Dear Liza,
Grandpa Nelson gave me my guitar for Christmas in 1978. She was a not-very-expensive Franciscan guitar, and I loved her. I named her Sweet Betsy from Pike after the old Pioneering song, and learned five basic chords right away. I was working at a daycare center and knew how much children loved music.
Betsy was a great addition to my time in the daycare business. If clean-up time was going slowly, I would pull Betsy from her case and the toys would be on their shelves in no time.
The thing is, I wasn’t very good. I didn’t have to be. When your audience is three- and four-year-olds, the bar is pretty low. But I was good enough for that place and time.

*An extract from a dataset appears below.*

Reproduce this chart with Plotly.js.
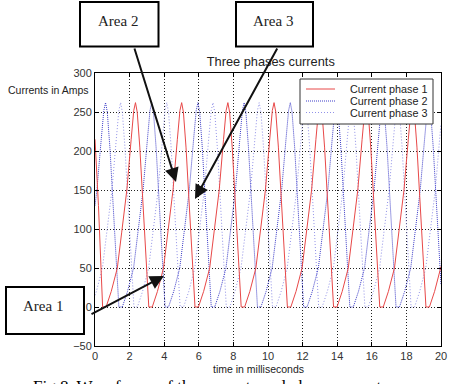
<!DOCTYPE html>
<html>
<head>
<meta charset="utf-8">
<script src="https://cdn.plot.ly/plotly-3.0.1.min.js"></script>
<style>html,body{margin:0;padding:0;background:#fff;}#chart{width:449px;height:384px;}</style>
</head>
<body>
<div id="chart"></div>
<script>
// ---- data (time in ms, current in A) ----
const phase1Time = [0,0.2,0.44,
  0.64,0.94,1.29,1.54,1.84,2.09,2.24,2.34,2.44,2.59,2.74,2.94,3.11,
  3.31,3.61,3.96,4.21,4.51,4.76,4.91,5.01,5.11,5.26,5.41,5.61,5.78,
  5.98,6.28,6.63,6.88,7.18,7.43,7.58,7.68,7.78,7.93,8.08,8.28,8.45,
  8.65,8.95,9.30,9.55,9.85,10.10,10.25,10.35,10.45,10.60,10.75,10.95,11.12,
  11.32,11.62,11.97,12.22,12.52,12.77,12.92,13.02,13.12,13.27,13.42,13.62,13.79,
  13.99,14.29,14.64,14.89,15.19,15.44,15.59,15.69,15.79,15.94,16.09,16.29,16.46,
  16.66,16.96,17.31,17.56,17.86,18.11,18.26,18.36,18.46,18.61,18.76,18.96,19.13,
  19.33,19.63,19.98,20];
const phase1Current = [215,130,0,
  0,20,50,95,150,215,252,262,250,205,150,70,0,
  0,20,50,95,150,215,252,262,250,205,150,70,0,
  0,20,50,95,150,215,252,262,250,205,150,70,0,
  0,20,50,95,150,215,252,262,250,205,150,70,0,
  0,20,50,95,150,215,252,262,250,205,150,70,0,
  0,20,50,95,150,215,252,262,250,205,150,70,0,
  0,20,50,95,150,215,252,262,250,205,150,70,0,
  0,20,50,52];

const phase2Time = [0,0.11,0.36,0.51,0.61,0.71,0.86,1.01,1.21,1.38,
  1.58,1.88,2.23,2.48,2.78,3.03,3.18,3.28,3.38,3.53,3.68,3.88,4.05,
  4.25,4.55,4.90,5.15,5.45,5.70,5.85,5.95,6.05,6.20,6.35,6.55,6.72,
  6.92,7.22,7.57,7.82,8.12,8.37,8.52,8.62,8.72,8.87,9.02,9.22,9.39,
  9.59,9.89,10.24,10.49,10.79,11.04,11.19,11.29,11.39,11.54,11.69,11.89,12.06,
  12.26,12.56,12.91,13.16,13.46,13.71,13.86,13.96,14.06,14.21,14.36,14.56,14.73,
  14.93,15.23,15.58,15.83,16.13,16.38,16.53,16.63,16.73,16.88,17.03,17.23,17.40,
  17.60,17.90,18.25,18.50,18.80,19.05,19.20,19.30,19.40,19.55,19.70,19.90,20];
const phase2Current = [130,150,215,252,262,250,205,150,70,0,
  0,20,50,95,150,215,252,262,250,205,150,70,0,
  0,20,50,95,150,215,252,262,250,205,150,70,0,
  0,20,50,95,150,215,252,262,250,205,150,70,0,
  0,20,50,95,150,215,252,262,250,205,150,70,0,
  0,20,50,95,150,215,252,262,250,205,150,70,0,
  0,20,50,95,150,215,252,262,250,205,150,70,0,
  0,20,50,95,150,215,252,262,250,205,150,70,29];

const phase3Time = [0,0.08,0.43,0.68,0.98,1.23,1.38,1.48,1.58,1.73,1.88,2.08,2.25,
  2.45,2.75,3.10,3.35,3.65,3.90,4.05,4.15,4.25,4.40,4.55,4.75,4.92,
  5.12,5.42,5.77,6.02,6.32,6.57,6.72,6.82,6.92,7.07,7.22,7.42,7.59,
  7.79,8.09,8.44,8.69,8.99,9.24,9.39,9.49,9.59,9.74,9.89,10.09,10.26,
  10.46,10.76,11.11,11.36,11.66,11.91,12.06,12.16,12.26,12.41,12.56,12.76,12.93,
  13.13,13.43,13.78,14.03,14.33,14.58,14.73,14.83,14.93,15.08,15.23,15.43,15.60,
  15.80,16.10,16.45,16.70,17.00,17.25,17.40,17.50,17.60,17.75,17.90,18.10,18.27,
  18.47,18.77,19.12,19.37,19.67,19.92,20];
const phase3Current = [15,20,50,95,150,215,252,262,250,205,150,70,0,
  0,20,50,95,150,215,252,262,250,205,150,70,0,
  0,20,50,95,150,215,252,262,250,205,150,70,0,
  0,20,50,95,150,215,252,262,250,205,150,70,0,
  0,20,50,95,150,215,252,262,250,205,150,70,0,
  0,20,50,95,150,215,252,262,250,205,150,70,0,
  0,20,50,95,150,215,252,262,250,205,150,70,0,
  0,20,50,95,150,215,235];

const seriesNames = ['Current phase 1','Current phase 2','Current phase 3'];
const xTicks = [0,2,4,6,8,10,12,14,16,18,20];
const yTicks = [-50,0,50,100,150,200,250,300];
const areaLabels = ['Area 1','Area 2','Area 3'];

// ---- styles / layout ----
const colors = ['rgb(232,72,72)','rgb(60,60,200)','rgb(145,145,232)'];
const dashes = ['solid','1px,1px','1px,2px'];
const sans = 'Liberation Sans, Arial, sans-serif';
const serif = 'Liberation Serif, Times New Roman, serif';

const L = 95, T = 73, W = 346, H = 273;
const px = x => (x - L) / W;
const py = y => (T + H - y) / H;

const traces = [
  {x: phase3Time, y: phase3Current, name: seriesNames[2], mode: 'lines', line: {color: colors[2], width: 1, dash: dashes[2]}},
  {x: phase2Time, y: phase2Current, name: seriesNames[1], mode: 'lines', line: {color: colors[1], width: 1, dash: dashes[1]}},
  {x: phase1Time, y: phase1Current, name: seriesNames[0], mode: 'lines', line: {color: colors[0], width: 1, dash: dashes[0]}}
];

const axisCommon = {
  showgrid: true, gridcolor: '#222', gridwidth: 1, griddash: '1px,2px',
  zeroline: false, showline: true, linecolor: '#000', linewidth: 1, mirror: 'ticks',
  ticks: 'inside', ticklen: 4, tickcolor: '#000',
  tickfont: {family: sans, size: 11, color: '#333'}, fixedrange: true
};

const shapes = [
  {type: 'rect', xref: 'paper', yref: 'paper', x0: px(6), x1: px(84), y0: py(287), y1: py(334), line: {color: '#000', width: 2}, fillcolor: 'white'},
  {type: 'rect', xref: 'paper', yref: 'paper', x0: px(80), x1: px(158.5), y0: py(2), y1: py(46.5), line: {color: '#000', width: 2}, fillcolor: 'white'},
  {type: 'rect', xref: 'paper', yref: 'paper', x0: px(236), x1: px(313), y0: py(2), y1: py(46.5), line: {color: '#000', width: 2}, fillcolor: 'white'},
  {type: 'rect', xref: 'paper', yref: 'paper', x0: px(300), x1: px(433), y0: py(79), y1: py(124), line: {color: '#333', width: 1}, fillcolor: 'white'}
];
const legendRows = [89, 101, 112.5];
seriesNames.forEach((n, i) => {
  shapes.push({type: 'line', xref: 'paper', yref: 'paper', x0: px(306), x1: px(335), y0: py(legendRows[i]), y1: py(legendRows[i]),
    line: {color: colors[i], width: 1, dash: dashes[i]}});
});

function label(text, x, y, font, xanchor) {
  return {text: text, xref: 'paper', yref: 'paper', x: px(x), y: py(y), xanchor: xanchor || 'center', yanchor: 'middle',
    showarrow: false, font: font};
}
function arrow(hx, hy, tx, ty) {
  return {text: '', xref: 'paper', yref: 'paper', x: px(hx), y: py(hy), ax: tx - hx, ay: ty - hy,
    showarrow: true, arrowhead: 2, arrowsize: 1.4, arrowwidth: 2, arrowcolor: '#111', standoff: 0};
}

const annotations = [
  label('Currents in Amps', 48, 90, {family: sans, size: 10.5, color: '#222'}),
  label('time in milliseconds', 258, 369, {family: sans, size: 10.5, color: '#222'}),
  label(areaLabels[0], 43, 306, {family: serif, size: 15, color: '#222'}),
  label(areaLabels[1], 118, 21, {family: serif, size: 15, color: '#222'}),
  label(areaLabels[2], 272.5, 21, {family: serif, size: 15, color: '#222'}),
  arrow(176, 182, 134, 47),
  arrow(195, 199, 278, 47),
  arrow(164, 276, 90, 315),
  {text: 'Fig.8. Waveforms of the currents and phase currents', xref: 'paper', yref: 'paper', x: px(31), y: py(375), xanchor: 'left', yanchor: 'top', showarrow: false, font: {family: serif, size: 17, color: '#000'}}
];
seriesNames.forEach((n, i) => {
  annotations.push(label(n, 429, legendRows[i], {family: sans, size: 10.8, color: '#222'}, 'right'));
});

const layout = {
  width: 449, height: 384,
  margin: {l: L, r: 449 - L - W, t: T, b: 384 - T - H},
  paper_bgcolor: '#fff', plot_bgcolor: '#fff',
  showlegend: false,
  title: {text: 'Three phases currents', font: {family: sans, size: 12.8, color: '#222'},
    xref: 'container', yref: 'container', x: 270.8 / 449, xanchor: 'center', y: 1 - 62 / 384, yanchor: 'middle'},
  xaxis: Object.assign({}, axisCommon, {range: [0, 20], tickvals: xTicks}),
  yaxis: Object.assign({}, axisCommon, {range: [-50, 300], tickvals: yTicks}),
  shapes: shapes,
  annotations: annotations
};

Plotly.newPlot('chart', traces, layout, {displayModeBar: false, staticPlot: true});
</script>
</body>
</html>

Years later, when I got my teaching credential and my first job, Betsy proved herself valuable once again. Kinderbloom was a major step up from daycare and my teaching partner, Laurel Sherry-Armstrong, knew a lot more about music than I did. She played lots of instruments, but the one she brought to class was an autoharp. We named it Ike, after Sweet Betsy’s lover. I practiced and improved, and together we taught the kids to sing “I Love you Forever” and had parents smiling through tears at the Mother’s Day tea.
Second grade needed better skills, and when I finally landed in my happy place of third grade, I was ready. Regular classes meant regular class programs, and I was accompanying dozens of singers in front of a big roomful of kids and parents. I had moved up to about ten chords and a few strumming patterns.

When I retired a few years ago, Betsy got put up. My fingertips got soft. This Summer when I tried to play “Teddy Bear’s Picnic”, I couldn’t make it work.

And now we are coming up on Christmas, and I am not ready to go through a quarantined holiday without playing and singing Christmas carols. I got Betsy out and dusted her off, found our folder of Christmas songs and went online to transpose them into keys I can play (with my ten chords). I spent half an hour strumming and re-learning, painfully feeling the strings on my fingertips. Later, I spent another half hour playing and singing a little with Auntie Bridgett, with things coming easier and my fingers feeling stronger.

I can do this! Christmas carols, here we come!
Love,
Grandma Judy
Sweet Betsy crossed the wide prairie with her husband Ike. My dad gave me a uke when I was in college. It was stolen from my dorm room. Guess they didn’t like my playing it at all hours. Fun, fun, fun.